From the cover of Agony (BookThug, 2012) by Steven Zultanski.

Nick Thurston on how Kim Rosenfield’s Lividity and Steven Zultanski’s Agony both convert the long form poem into an act of hyper-objectification, and how both do so to brutally contemporary effect.

In an age of acceleration and over-production, wherein the very ontology of published language has been transformed by its reformation through and as principally-digital data, the most intelligent and imaginative poetic responses seem to have come from the field of so-called Conceptual writing. Basically this is because conceptualist approaches to cultural production demand that “makers” consider what they make in the context of their field or community at the level of social epistemology as well as that of the projective imaginary. That is, the maker-subject recognizes herself as just one producer within a specific community and history of possibilities that are united by some shared concerns (technical, political, economic, geographic, sexual, whatever), and which are in turn embedded in other communities and histories of production. Those maker-subjects re-imagine those shared concerns by holding them together, often in dispute, which means that they don’t have to agree on what those concerns “mean,” but that they do privilege them as a/the problematic(s) for their community of production. The job, then, is to develop that shared problematic(s).

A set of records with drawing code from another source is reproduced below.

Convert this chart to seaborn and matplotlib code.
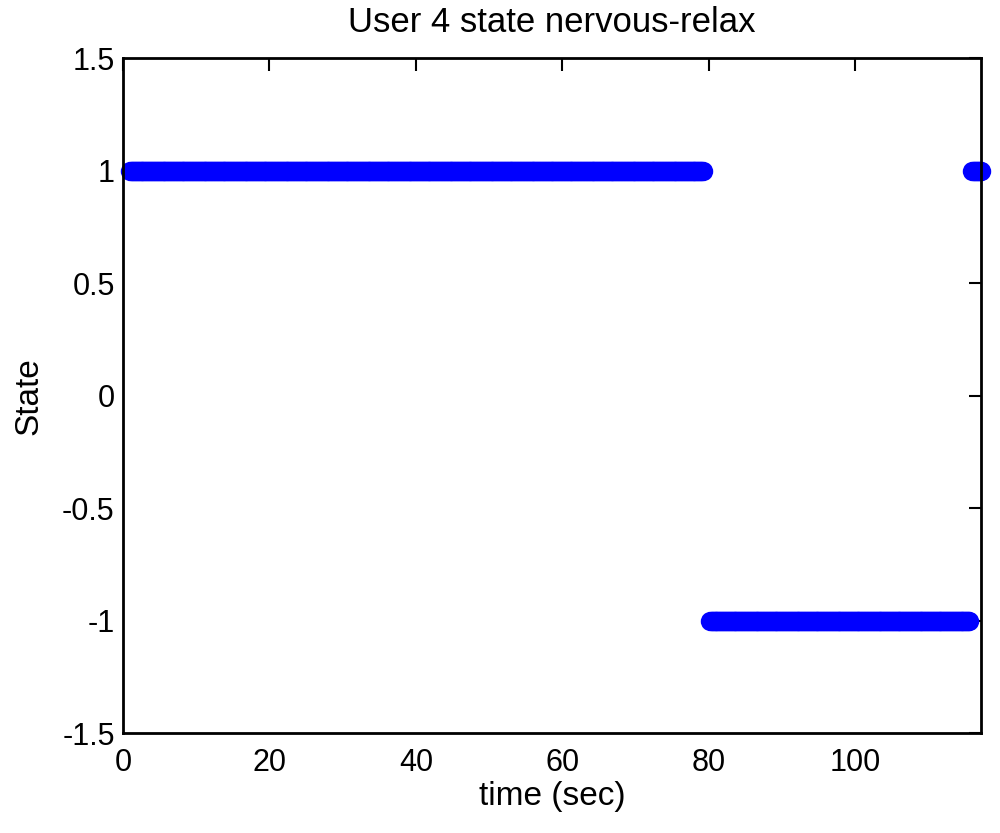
import numpy as np
import pandas as pd
import matplotlib
matplotlib.use("Agg")
import matplotlib.pyplot as plt
import seaborn as sns

# Segments of the state signal (seconds)
seg_start = [1.0, 80.2, 116.0]
seg_end = [79.2, 115.6, 117.2]
seg_state = [1, -1, 1]
sample_step = 0.2

times, states = [], []
for s, e, v in zip(seg_start, seg_end, seg_state):
    t = np.arange(s, e + 1e-9, sample_step)
    times.extend(t.tolist())
    states.extend([v] * len(t))
df = pd.DataFrame({"time": times, "state": states})

x_ticks = [0, 20, 40, 60, 80, 100]
y_ticks = [-1.5, -1, -0.5, 0, 0.5, 1, 1.5]
y_ticklabels = ["-1.5", "-1", "-0.5", "0", "0.5", "1", "1.5"]

sns.set_style("white")
plt.rcParams['font.family'] = ['Liberation Sans', 'DejaVu Sans']
plt.rcParams['text.color'] = 'black'
plt.rcParams['axes.labelcolor'] = 'black'

fig = plt.figure(figsize=(10, 8.33), dpi=100)
ax = fig.add_axes([0.123, 0.12, 0.858, 0.81])

sns.scatterplot(data=df, x="time", y="state", ax=ax, color="#0000ff",
                s=14**2, edgecolor="#0000ff", linewidth=0, legend=False,
                clip_on=False, zorder=3)

ax.set_xlim(0, 117.2)
ax.set_ylim(-1.5, 1.5)
ax.set_xticks(x_ticks)
ax.set_xticklabels([str(v) for v in x_ticks])
ax.set_yticks(y_ticks)
ax.set_yticklabels(y_ticklabels)
ax.tick_params(direction="in", length=9, width=1.5, labelsize=22,
               top=True, right=True, colors="black")
ax.tick_params(axis="x", pad=11)
ax.tick_params(axis="y", pad=6)
for sp in ax.spines.values():
    sp.set_color("black")
    sp.set_linewidth(2)
    sp.set_zorder(4)

ax.set_title("User 4 state nervous-relax", fontsize=25, pad=19, color="black")
ax.set_xlabel("time (sec)", fontsize=24, labelpad=2)
ax.set_ylabel("State", fontsize=24, labelpad=13)

fig.savefig("out.png", dpi=100)
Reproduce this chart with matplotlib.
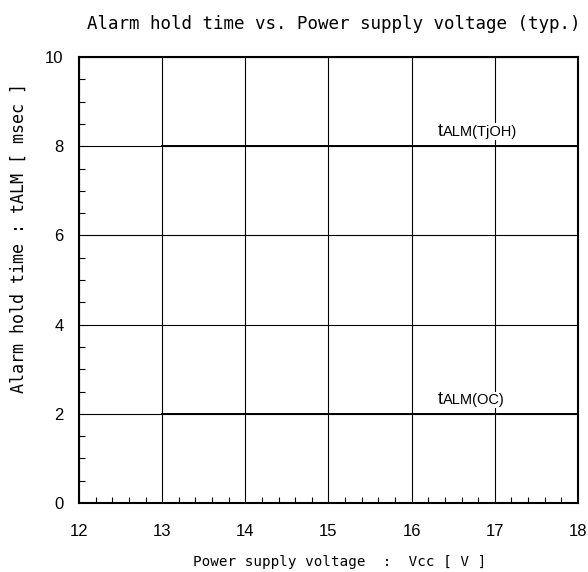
import matplotlib
matplotlib.use("Agg")
import matplotlib.pyplot as plt
from matplotlib.ticker import MultipleLocator

# Data
voltage = [13, 18]
t_alm_tjoh = [8, 8]
t_alm_oc = [2, 2]
x_ticks = [12, 13, 14, 15, 16, 17, 18]
y_ticks = [0, 2, 4, 6, 8, 10]
title = "Alarm hold time vs. Power supply voltage (typ.)"
xlabel = "Power supply voltage  :  Vcc [ V ]"
ylabel = "Alarm hold time : tALM [ msec ]"

fig = plt.figure(figsize=(5.88, 5.72), dpi=100)
ax = fig.add_axes([79/588, 1-503/572, (578-79)/588, (503-57)/572])

ax.set_xlim(12, 18)
ax.set_ylim(0, 10)
ax.set_xticks(x_ticks)
ax.set_yticks(y_ticks)
ax.xaxis.set_minor_locator(MultipleLocator(0.2))
ax.yaxis.set_minor_locator(MultipleLocator(0.5))
ax.tick_params(which='major', length=0, labelsize=12, pad=11)
ax.tick_params(axis='x', which='major', pad=15)
ax.tick_params(which='minor', direction='in', length=4, width=0.8, color='black')
for lab in ax.get_xticklabels() + ax.get_yticklabels():
    lab.set_family('Liberation Sans')

ax.grid(True, which='major', color='black', linewidth=0.8)
for s in ax.spines.values():
    s.set_linewidth(1.5)
    s.set_color('black')

ax.plot(voltage, t_alm_tjoh, color='black', linewidth=1.4, zorder=3)
ax.plot(voltage, t_alm_oc, color='black', linewidth=1.4, zorder=3)

bb = dict(facecolor='white', edgecolor='none', pad=1)
for yv, sub in [(8.23, "ALM(TjOH)"), (2.22, "ALM(OC)")]:
    ax.annotate(sub, xy=(16.31, yv), xytext=(3.8, 0), textcoords='offset points',
                fontsize=10.5, family='Liberation Sans', va='baseline', ha='left',
                bbox=bb, zorder=4)
    ax.text(16.31, yv, "t", fontsize=13, family='Liberation Sans',
            va='baseline', ha='left', zorder=5)

fig.text(334/588, 1-24/572, title, family='DejaVu Sans Mono', fontsize=12.6,
         ha='center', va='center')
fig.text(340/588, 1-562/572, xlabel, family='DejaVu Sans Mono', fontsize=10.3,
         ha='center', va='center')
fig.text(19/588, 1-238/572, ylabel, family='DejaVu Sans Mono', fontsize=12,
         ha='center', va='center', rotation=90)

fig.savefig("out.png", dpi=100)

Conceptual writers are writing beyond other communities of literary practice because they’ve taken the risk of advancing the problematic(s) of poetry, whereas other communities of poetic practice (at least the ones who are producing textual fields that we would currently recognize as “poetry”) are failing to even at least sufficiently develop the problematic(s) of poetry in our age. At present, the conceptualist approach to writing (which is something that expands before and beyond so-called Conceptual writing) seems to be exploring what it means for poetic writing to be “contemporary” in the most interesting way right now. And the contemporaneity at stake in this contemporary moment seems to be being shaped by the unprecedented tension between a pair of facts that are perfectly articulated in Kim Rosenfield’s doublet “THE BRUTE MATERIAL OF WORDS. THE BRUTAL MATERIAL OF WORLDS.” (Lividity, p. 165), partly because of what it says and partly because she makes no claim to having said it first.